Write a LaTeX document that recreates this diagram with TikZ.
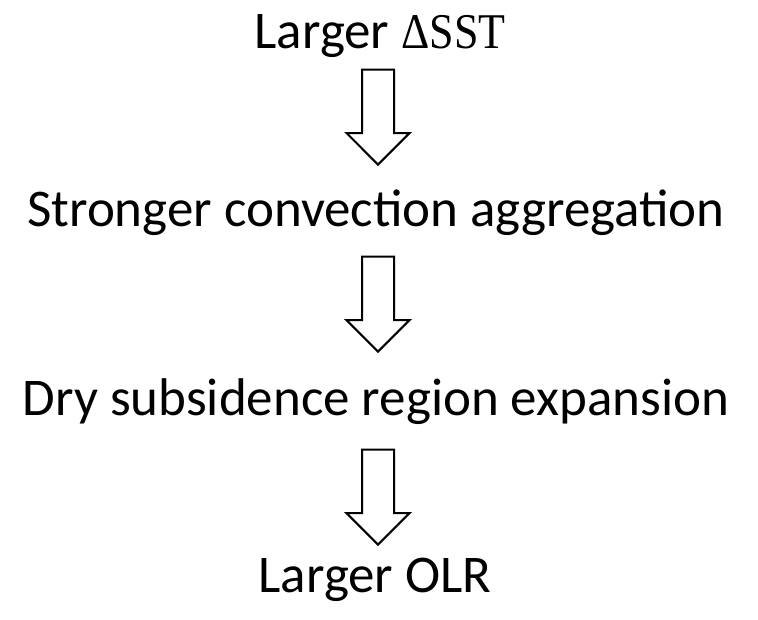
\documentclass[tikz,border=0pt]{standalone}
\usepackage{fontspec}
\setmainfont{Carlito}
\newfontfamily\symfont[FakeStretch=0.88]{Liberation Serif}
\usepackage{tikz}
\usetikzlibrary{shapes.arrows}
\tikzstyle{stage} = [inner sep=0pt, anchor=base, font=\fontsize{53}{60}\selectfont]
\tikzstyle{blockarrow} = [single arrow, draw=black, line width=2pt, fill=white, inner sep=15pt,
    shape border rotate=270, minimum height=95pt, minimum width=62pt, single arrow head extend=15.5pt,
    anchor=tip]

\begin{document}
\begin{tikzpicture}[x=1pt, y=1pt]
    \useasboundingbox (0,0) rectangle (758,-619);
    % Nodes
    \node (sst) [stage] at (380,-48) {Larger {\symfont\fontsize{50}{60}\selectfont ΔSST}};
    \node (conv) [stage] at (376,-226) {Stronger convection aggregation};
    \node (dry) [stage] at (376,-415) {Dry subsidence region expansion};
    \node (olr) [stage] at (375,-592) {Larger OLR};
    % Arrows
    \node (arr1) [blockarrow] at (378,-166) {};
    \node (arr2) [blockarrow] at (378,-353) {};
    \node (arr3) [blockarrow] at (378,-546) {};
\end{tikzpicture}
\end{document}
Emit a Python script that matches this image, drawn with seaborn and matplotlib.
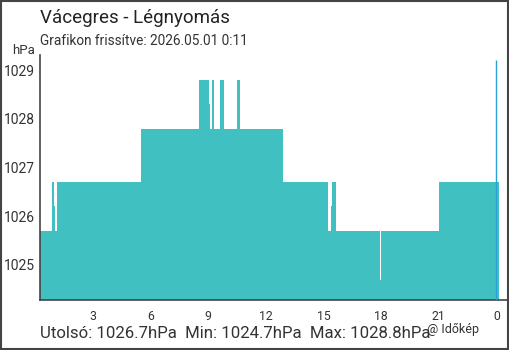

THE REQUEST
All entries are to be retyped exactly. Omit any embedded images.

ANSWER IN FULL
Write a LaTeX document that recreates this diagram with TikZ.
\documentclass[tikz,border=0pt]{standalone}
\usepackage{fontspec}
\setmainfont{Carlito}
\newfontfamily\symfont[FakeStretch=0.88]{Liberation Serif}
\usepackage{tikz}
\usetikzlibrary{shapes.arrows}
\tikzstyle{stage} = [inner sep=0pt, anchor=base, font=\fontsize{53}{60}\selectfont]
\tikzstyle{blockarrow} = [single arrow, draw=black, line width=2pt, fill=white, inner sep=15pt,
    shape border rotate=270, minimum height=95pt, minimum width=62pt, single arrow head extend=15.5pt,
    anchor=tip]

\begin{document}
\begin{tikzpicture}[x=1pt, y=1pt]
    \useasboundingbox (0,0) rectangle (758,-619);
    % Nodes
    \node (sst) [stage] at (380,-48) {Larger {\symfont\fontsize{50}{60}\selectfont ΔSST}};
    \node (conv) [stage] at (376,-226) {Stronger convection aggregation};
    \node (dry) [stage] at (376,-415) {Dry subsidence region expansion};
    \node (olr) [stage] at (375,-592) {Larger OLR};
    % Arrows
    \node (arr1) [blockarrow] at (378,-166) {};
    \node (arr2) [blockarrow] at (378,-353) {};
    \node (arr3) [blockarrow] at (378,-546) {};
\end{tikzpicture}
\end{document}
Emit a Python script that matches this image, drawn with seaborn and matplotlib.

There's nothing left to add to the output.